The chip, Intel’s first standalone discrete graphics chip and a test of its multi-core prowess, was already late, and hardware and software development had fallen behind schedule.

Intel swears it’s “absolutely committed” to the idea but with a different chip.

Larrabee was based on the x86 architecture to make it easier to program and reportedly could have had as many as 32 cores. Intel never was definite about that.

Embarrassed by its failure, Intel’s decided to say nothing about its next step until it knows exactly what it is and has confidence it’s on track.

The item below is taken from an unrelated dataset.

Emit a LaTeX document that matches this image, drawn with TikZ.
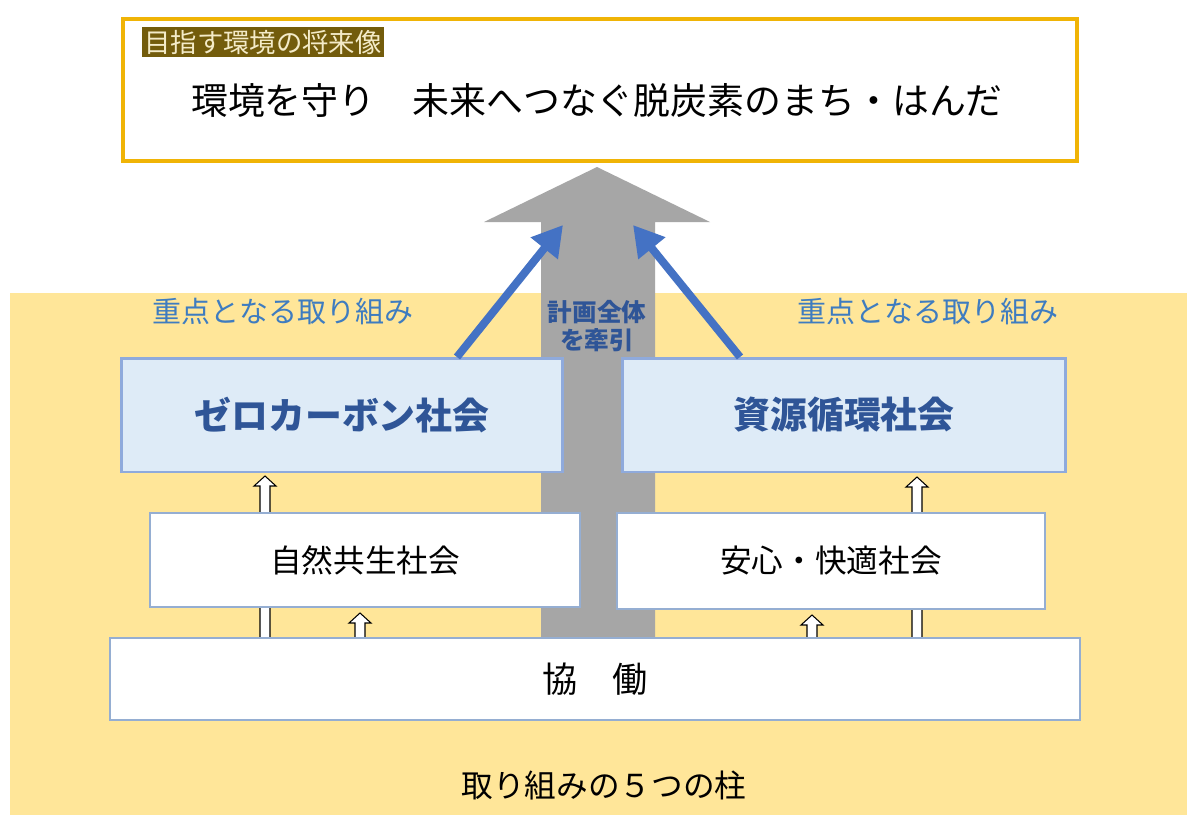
\documentclass[tikz,border=0pt]{standalone}
\usepackage{fontspec}
\setmainfont{Noto Sans CJK JP}
\usetikzlibrary{arrows.meta,calc}
\definecolor{pillarbg}{HTML}{FFE699}
\definecolor{goalline}{HTML}{F0B406}
\definecolor{tagbg}{HTML}{735C0C}
\definecolor{tagtext}{HTML}{F4EBC8}
\definecolor{leadgray}{HTML}{A6A6A6}
\definecolor{pushblue}{HTML}{4472C4}
\definecolor{focusblue}{HTML}{3E7CC0}
\definecolor{keyfill}{HTML}{DEEBF7}
\definecolor{keyline}{HTML}{8FAADC}
\definecolor{keytext}{HTML}{2F5597}
\definecolor{baseline}{HTML}{95AED2}
\begin{document}
\begin{tikzpicture}[x=0.02cm,y=-0.02cm,
  keybox/.style={draw=keyline,line width=1.7pt,fill=keyfill,text=keytext,font=\fontsize{21}{25}\selectfont\bfseries},
  basebox/.style={draw=baseline,line width=1.2pt,fill=white,font=\fontsize{18}{22}\selectfont},
  focus/.style={text=focusblue,font=\fontsize{16.5}{20}\selectfont}]
  \useasboundingbox (0,0) rectangle (1187,815);
  \fill[white] (0,0) rectangle (1187,815);
  \fill[pillarbg] (10,293) rectangle (1187,815);
  % leading arrow
  \fill[leadgray] (541,640) -- (541,222) -- (484,222) -- (597,167) -- (710,222) -- (655,222) -- (655,640) -- cycle;
  % small lifting arrows
  \foreach \x/\yb/\yt in {265/513/476, 265/638/590, 360/638/613, 917/513/477, 917/638/590, 812/638/615}
    \draw[baseline,line width=0.6pt,fill=white] (\x-5,\yb) -- (\x-5,\yt+10) -- (\x-11,\yt+10) -- (\x,\yt)
      -- (\x+11,\yt+10) -- (\x+5,\yt+10) -- (\x+5,\yb) -- cycle;
  % goal
  \node[draw=goalline,line width=2.6pt,fill=white,minimum width=19.08cm,minimum height=2.84cm] (goal) at (600,90) {};
  \node[fill=tagbg,text=tagtext,inner sep=1.5pt,font=\fontsize{15}{18}\selectfont] (tag) at (263,42) {目指す環境の将来像};
  \node[font=\fontsize{21}{25}\selectfont] (vision) at (597,100) {環境を守り　未来へつなぐ脱炭素のまち・はんだ};
  % pillars
  \node[keybox,minimum width=8.84cm,minimum height=2.28cm] (zero) at (342,415) {ゼロカーボン社会};
  \node[keybox,minimum width=8.88cm,minimum height=2.28cm] (cycle) at (844,415) {資源循環社会};
  \node[basebox,minimum width=8.6cm,minimum height=1.88cm] (nature) at (365,560) {自然共生社会};
  \node[basebox,minimum width=8.56cm,minimum height=1.92cm] (safe) at (831,561) {安心・快適社会};
  \node[basebox,font=\fontsize{20}{24}\selectfont,minimum width=19.4cm,minimum height=1.64cm] (collab) at (595,679) {協　働};
  % pushing arrows
  \coordinate (zs) at (457,357);
  \coordinate (zt) at (563,225);
  \coordinate (cs) at (740,357);
  \coordinate (ct) at (633,225);
  \draw[pushblue,line width=4.5pt,-{Triangle[length=0.6cm,width=0.66cm]}] (zs) -- (zt);
  \draw[pushblue,line width=4.5pt,-{Triangle[length=0.6cm,width=0.66cm]}] (cs) -- (ct);
  % labels
  \node[focus] (zfocus) at (283,312) {重点となる取り組み};
  \node[focus] (cfocus) at (928,312) {重点となる取り組み};
  \node[text=keytext,align=center,font=\fontsize{14}{16}\selectfont\bfseries] (lead) at (597,326) {計画全体\\を牽引};
  \node[font=\fontsize{18}{22}\selectfont] (five) at (604,785) {取り組みの５つの柱};
\end{tikzpicture}
\end{document}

Mind you, it’s been talking up Larrabee since early 2007.

Meanwhile, to salve its bruised ego, the company points out that the new Arrandale and Clarkdale Core processors due out early next year will integrate graphics into the CPU, but admits it’s not the whiz-bang high-end graphics of the might-have-been Larrabee effort, although Larrabee’s performance supposedly left analysts unimpressed when demoed at IDF in September.

Since the Larrabee had a heartbeat it will be used as a beta or SDK, an Intel spokesman said.

Intel will now have to concede the immediate future to AMD’s Evergreen and Nvidia’s prospective Fermi GPUs and pick a new battleground. AMD’s first Fusion (GPU + CPU) products aren’t expected until 2011.